Was wir brauchen ist ein Grundvertrauen in das Leben, das nicht von uns selbst abhängig ist. Dafür steht in unserem Glauben Gott ein, Gott, der Liebe ist und unser aller Leben hält und trägt. Was wir brauchen ist eine Ehrfurcht vor allem Lebendigen und eine Liebe zum Leben, die sich in Barmherzigkeit und Grosszügigkeit uns selbst und andern gegenüber zeigt. Haben wir nicht schon zu oft erfahren, dass die sogenannten harten Fakten das Leben eben eher hart als stabil und verlässlich machen?

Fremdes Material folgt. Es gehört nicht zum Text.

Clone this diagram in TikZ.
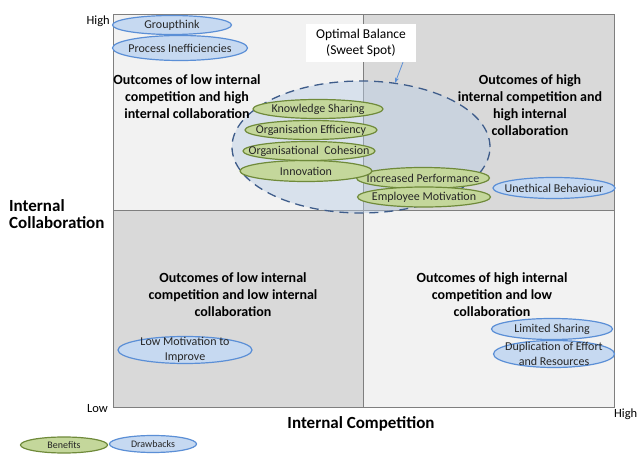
\documentclass[tikz,border=0pt]{standalone}
\usepackage{fontspec}
\setmainfont{Carlito}
\usetikzlibrary{shapes.geometric,arrows.meta}
\definecolor{qlight}{HTML}{F2F2F2}
\definecolor{qdark}{HTML}{D9D9D9}
\definecolor{qborder}{HTML}{7F7F7F}
\definecolor{gfill}{HTML}{C4D79B}
\definecolor{gline}{HTML}{6F8A3A}
\definecolor{bfill}{HTML}{C6D9F1}
\definecolor{bline}{HTML}{5B8FD6}
\definecolor{dline}{HTML}{3E5C8A}
\definecolor{dfill}{HTML}{B9CDE5}
\begin{document}
\begin{tikzpicture}[x=1pt,y=-1pt,
  quad/.style={draw=qborder,line width=0.8pt},
  lbl/.style={font=\fontsize{12}{15}\selectfont,align=center,inner sep=0pt,text=black!85},
  ben/.style={ellipse,draw=gline,fill=gfill,line width=1.2pt,inner sep=0pt},
  drw/.style={ellipse,draw=bline,fill=bfill,line width=1.2pt,inner sep=0pt},
  qtext/.style={font=\bfseries\fontsize{14}{17}\selectfont,align=center,inner sep=0pt},
  axlbl/.style={font=\bfseries\fontsize{17}{17}\selectfont,inner sep=0pt},
  tick/.style={font=\fontsize{12.5}{13}\selectfont,inner sep=0pt},
  sweet/.style={ellipse,draw=dline,fill=dfill,fill opacity=0.45,line width=1.3pt,dash pattern=on 9pt off 6pt,inner sep=0pt},
]
\useasboundingbox (0,0) rectangle (638,454);
\fill[white] (0,0) rectangle (638,454);
% quadrants
\path[quad,fill=qlight] (113,14) rectangle (363,210);
\path[quad,fill=qdark] (363,14) rectangle (614,210);
\path[quad,fill=qdark] (113,210) rectangle (363,407);
\path[quad,fill=qlight] (363,210) rectangle (614,407);
% sweet spot
\node[sweet,minimum width=258pt,minimum height=132pt] (sw) at (361,147) {};
% quadrant texts
\node[qtext] (tl) at (187,97) {Outcomes of low internal\\competition and high\\internal collaboration};
\node[qtext] (tr) at (530,105) {Outcomes of high\\internal competition and\\high internal\\collaboration};
\node[qtext] (bl) at (233,295) {Outcomes of low internal\\competition and low internal\\collaboration};
\node[qtext] (br) at (492,295) {Outcomes of high internal\\competition and low\\collaboration};
% optimal balance box
\node[fill=white,minimum width=110pt,minimum height=38pt,align=center,font=\fontsize{13.5}{16}\selectfont,inner sep=0pt] (box) at (361,43) {Optimal Balance\\(Sweet Spot)};
\draw[bline,line width=0.8pt,-{Stealth[length=5pt,width=4pt]}] ([xshift=42pt]box.south) -- (sw.62);
% benefits
\node[ben,minimum width=133pt,minimum height=21pt,label={[lbl]center:Increased Performance}] (ip) at (423,178) {};
\node[ben,minimum width=133pt,minimum height=20pt,label={[lbl]center:Employee Motivation}] (em) at (424,197) {};
\node[ben,minimum width=132pt,minimum height=21pt,label={[lbl]center:Innovation}] (in) at (306,171) {};
\node[ben,minimum width=132pt,minimum height=19pt,label={[lbl]center:Organisational~ Cohesion}] (oc) at (309,151) {};
\node[ben,minimum width=132pt,minimum height=19pt,label={[lbl]center:Organisation Efficiency}] (oe) at (311,130) {};
\node[ben,minimum width=130pt,minimum height=19pt,label={[lbl]center:Knowledge Sharing}] (ks) at (318,109) {};
% drawbacks
\node[drw,minimum width=119pt,minimum height=19pt,label={[lbl]center:Groupthink}] (gt) at (172,25) {};
\node[drw,minimum width=135pt,minimum height=25pt,label={[lbl]center:Process Inefficiencies}] (pi) at (180,48) {};
\node[drw,minimum width=122pt,minimum height=21pt,label={[lbl]center:Unethical Behaviour}] (ub) at (554,188) {};
\node[drw,minimum width=134pt,minimum height=27pt,label={[lbl]center:Low Motivation to\\Improve}] (lm) at (185,350) {};
\node[drw,minimum width=121pt,minimum height=21pt,label={[lbl]center:Limited Sharing}] (ls) at (552,329) {};
\node[drw,minimum width=121pt,minimum height=27pt,label={[lbl]center:Duplication of Effort\\and Resources}] (du) at (554,354) {};
% axis labels
\node[tick,anchor=east] (hy) at (110,21) {High};
\node[tick,anchor=east] (ly) at (108,409) {Low};
\node[tick,anchor=west] (hx) at (614,414) {High};
\node[axlbl] (xc) at (361,424) {Internal Competition};
\node[axlbl,align=left,anchor=west] (yc) at (9,214) {Internal\\Collaboration};
% legend
\node[ben,minimum width=87pt,minimum height=16pt,label={[lbl,font=\fontsize{10}{11}\selectfont]center:Benefits}] (lb) at (64,445) {};
\node[drw,minimum width=87pt,minimum height=17pt,label={[lbl,font=\fontsize{10}{11}\selectfont]center:Drawbacks}] (ld) at (153,444) {};
\end{tikzpicture}
\end{document}
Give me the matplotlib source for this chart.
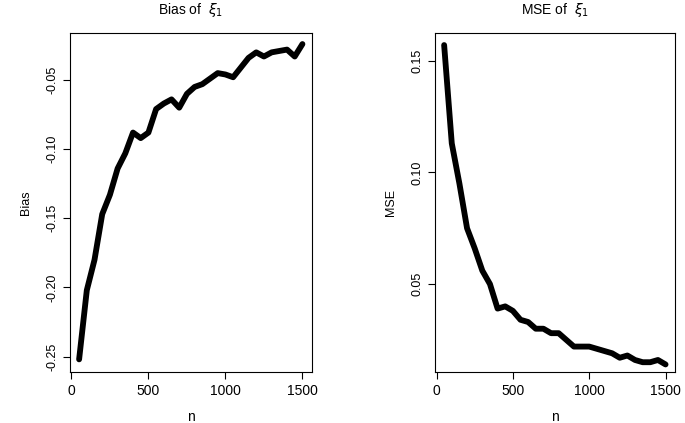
import numpy as np
import matplotlib
matplotlib.use("Agg")
import matplotlib.pyplot as plt

plt.rcParams["font.family"] = "Liberation Sans"

n = list(range(50, 1501, 50))
bias = [-0.252, -0.202, -0.180, -0.147, -0.133, -0.114, -0.103, -0.088, -0.092, -0.088,
        -0.071, -0.067, -0.064, -0.070, -0.060, -0.055, -0.053, -0.049, -0.045, -0.046,
        -0.048, -0.041, -0.034, -0.030, -0.033, -0.030, -0.029, -0.028, -0.033, -0.024]
mse = [0.157, 0.113, 0.095, 0.075, 0.066, 0.056, 0.050, 0.039, 0.040, 0.038,
       0.034, 0.033, 0.030, 0.030, 0.028, 0.028, 0.025, 0.022, 0.022, 0.022,
       0.021, 0.020, 0.019, 0.017, 0.018, 0.016, 0.015, 0.015, 0.016, 0.014]
bias_ticks = [-0.25, -0.20, -0.15, -0.10, -0.05]
mse_ticks = [0.05, 0.10, 0.15]
x_ticks = [0, 500, 1000, 1500]

fig = plt.figure(figsize=(6.85, 4.23), dpi=100)
ax1 = fig.add_axes([0.102, 0.121, 0.353, 0.801])
ax2 = fig.add_axes([0.635, 0.121, 0.350, 0.801])

def style(ax, y, ticks, ylabel, title):
    ax.plot(n, y, color="black", lw=4.2, solid_capstyle="round", solid_joinstyle="round")
    ax.set_xticks(x_ticks)
    ax.set_xticklabels([str(t) for t in x_ticks], fontsize=10)
    ax.set_yticks(ticks)
    ax.set_yticklabels(["%.2f" % t for t in ticks], rotation=90, va="center", fontsize=9)
    ax.set_xlabel("n", fontsize=10, labelpad=9)
    ax.set_ylabel(ylabel, fontsize=9, labelpad=10)
    ax.set_title(title, fontsize=10, pad=14)
    ax.set_xlim(-10, 1560)
    for s in ax.spines.values():
        s.set_linewidth(0.8)
    ax.tick_params(length=5, width=0.8)

style(ax1, bias, bias_ticks, "Bias", r"Bias of  $\xi_1$")
ax1.set_ylim(-0.261, -0.016)
style(ax2, mse, mse_ticks, "MSE", r"MSE of  $\xi_1$")
ax2.set_ylim(0.0107, 0.1624)

fig.savefig("out.png", dpi=100)
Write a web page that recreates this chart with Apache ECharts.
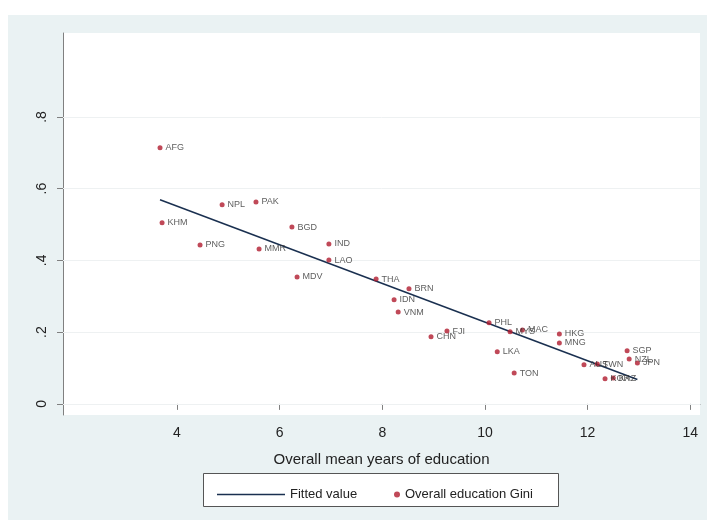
<!DOCTYPE html>
<html><head><meta charset="utf-8">
<script src="https://cdn.jsdelivr.net/npm/echarts@6/dist/echarts.min.js"></script>
<style>html,body{margin:0;padding:0;background:#fff}#c{width:707px;height:520px}</style>
</head><body><div id="c"></div>
<script>
// Data
const countries = ['AFG','KHM','NPL','PAK','PNG','MMR','BGD','IND','LAO','MDV','THA','BRN','IDN','VNM','FJI','CHN','PHL','MYS','MAC','LKA','TON','HKG','MNG','AUS','TWN','SGP','NZL','JPN','KOR','KAZ'];
const meanYears = [3.67,3.71,4.88,5.54,4.45,5.60,6.24,6.96,6.96,6.34,7.88,8.52,8.23,8.31,9.26,8.95,10.08,10.49,10.73,10.24,10.57,11.45,11.45,11.93,12.19,12.77,12.81,12.97,12.34,12.50];
const eduGini = [0.714,0.505,0.555,0.563,0.443,0.432,0.493,0.446,0.401,0.354,0.348,0.321,0.290,0.256,0.203,0.187,0.226,0.201,0.206,0.145,0.086,0.195,0.170,0.109,0.111,0.148,0.125,0.114,0.070,0.072];
const fitX = [3.67, 12.97];
const fitY = [0.569, 0.068];
const xTicks = [4,6,8,10,12,14];
const yTicks = [0,0.2,0.4,0.6,0.8];
const yTickLabels = ['0','.2','.4','.6','.8'];

const font = 'Liberation Sans, Arial, sans-serif';
const chart = echarts.init(document.getElementById('c'), null, {renderer:'canvas'});
const scatterData = countries.map((n,i)=>({name:n, value:[meanYears[i], eduGini[i]]}));
const fitData = fitX.map((x,i)=>[x, fitY[i]]);

chart.setOption({
  backgroundColor:'#ffffff',
  animation:false,
  textStyle:{fontFamily:font},
  graphic:[
    {type:'rect', z:-10, silent:true, shape:{x:8,y:15,width:699,height:505}, style:{fill:'#eaf2f3'}},
    {type:'rect', z:-5, silent:true, shape:{x:203.5,y:473.5,width:355,height:33}, style:{fill:'#ffffff', stroke:'#555', lineWidth:1}}
  ],
  grid:{left:63, top:33, right:7, bottom:105, show:true, backgroundColor:'#ffffff', borderWidth:0},
  xAxis:{
    type:'value', min:1.78, max:14.19,
    name:'Overall mean years of education', nameLocation:'middle', nameGap:37,
    nameTextStyle:{fontSize:15, color:'#222', fontFamily:font},
    axisLine:{show:true, lineStyle:{color:'#808080', width:1}},
    axisTick:{show:true, length:6, customValues:xTicks, lineStyle:{color:'#808080'}},
    axisLabel:{customValues:xTicks, fontSize:14, color:'#222', margin:11, fontFamily:font},
    splitLine:{show:false}
  },
  yAxis:{
    type:'value', min:-0.031, max:1.034,
    axisLine:{show:true, lineStyle:{color:'#808080', width:1}},
    axisTick:{show:true, length:6, customValues:yTicks, lineStyle:{color:'#808080'}},
    axisLabel:{customValues:yTicks, rotate:90, fontSize:14, color:'#222', margin:14, fontFamily:font,
      formatter:(v)=>{const i=yTicks.findIndex(t=>Math.abs(t-v)<1e-6); return i>=0?yTickLabels[i]:'';}},
    splitLine:{show:false}
  },
  legend:[
    {data:[{name:'Fitted value', icon:'rect'}], left:212, top:483, itemWidth:68, itemHeight:1.5, itemGap:10,
     textStyle:{fontSize:13, color:'#222', fontFamily:font}},
    {data:[{name:'Overall education Gini', icon:'circle'}], left:389, top:483, itemWidth:6, itemHeight:6,
     textStyle:{fontSize:13, color:'#222', fontFamily:font}}
  ],
  series:[
    {
      name:'Overall education Gini', type:'scatter', data:scatterData,
      symbol:'circle', symbolSize:5, itemStyle:{color:'#b01c2e'}, z:3,
      label:{show:true, position:'right', distance:3, formatter:'{b}', fontSize:9, color:'#333', fontFamily:font},
      markLine:{silent:true, symbol:'none', label:{show:false}, z:1,
        lineStyle:{color:'#eef1f2', width:1, type:'solid'},
        data:yTicks.map(v=>({yAxis:v}))}
    },
    {
      name:'Fitted value', type:'line', data:fitData, symbol:'none', z:2,
      lineStyle:{color:'#1a3050', width:1.5}, itemStyle:{color:'#1a3050'}
    }
  ]
});
</script></body></html>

Könnte es nicht sein, dass es letztlich wirklich die weichen Dinge sind, die unser Leben kostbar machen und uns Halt und Sicherheit geben, die Achtsamkeit, die Fürsorge, die Liebe und vor allem das Vertrauen, das Vertrauen in den göttlichen Grund des Lebens und das Vertrauen ineinander?

Nicht Sicherheit verspricht uns Jesus, aber einen Halt, der in allen Unsicherheiten unseres Lebens trägt. Das Leben ist wohl tatsächlich eine Baustelle, die niemals vollendet ist, voller Unsicherheiten und Unwägbarkeiten. Wenn wir aber dem göttlichen Grund unseres Lebens vertrauen und unseren Mitmenschen im Geist Jesu begegnen, dann muss uns das nicht beängstigen. Dann können wir fröhlich weiterwerkeln an unserem Lebenshaus - mit all seine schönen Räumen, unseren gelungenen Projekten und mit unseren handwerklichen Fehlern und unserem Scheitern. Nicht alles hält den Stürmen stand, aber da ist einer der uns in allen Stürmen beschützt und darauf achtet, dass unser Lebenshaus nicht einstürzt.
Mit einer Art Gedicht möchte ich die Predigt beschliessen:

Wer sein Leben auf das Vertrauen gründet,
dass in allem Gottes gute Hand ihn leitet,
der wird erschüttert werden,
aber nicht fallen.
Wer sein Leben auf die Hoffnung gründet,
dass auf das Dunkel der Nacht ein neuer Morgen folgt,
der wird Grund zum Klagen haben,
aber er wird nicht aufgeben.
Wer sein Leben auf die Liebe gründet,
die niemanden aufgibt,
der wird Enttäuschungen erleben,
aber er wird reich beschenkt werden.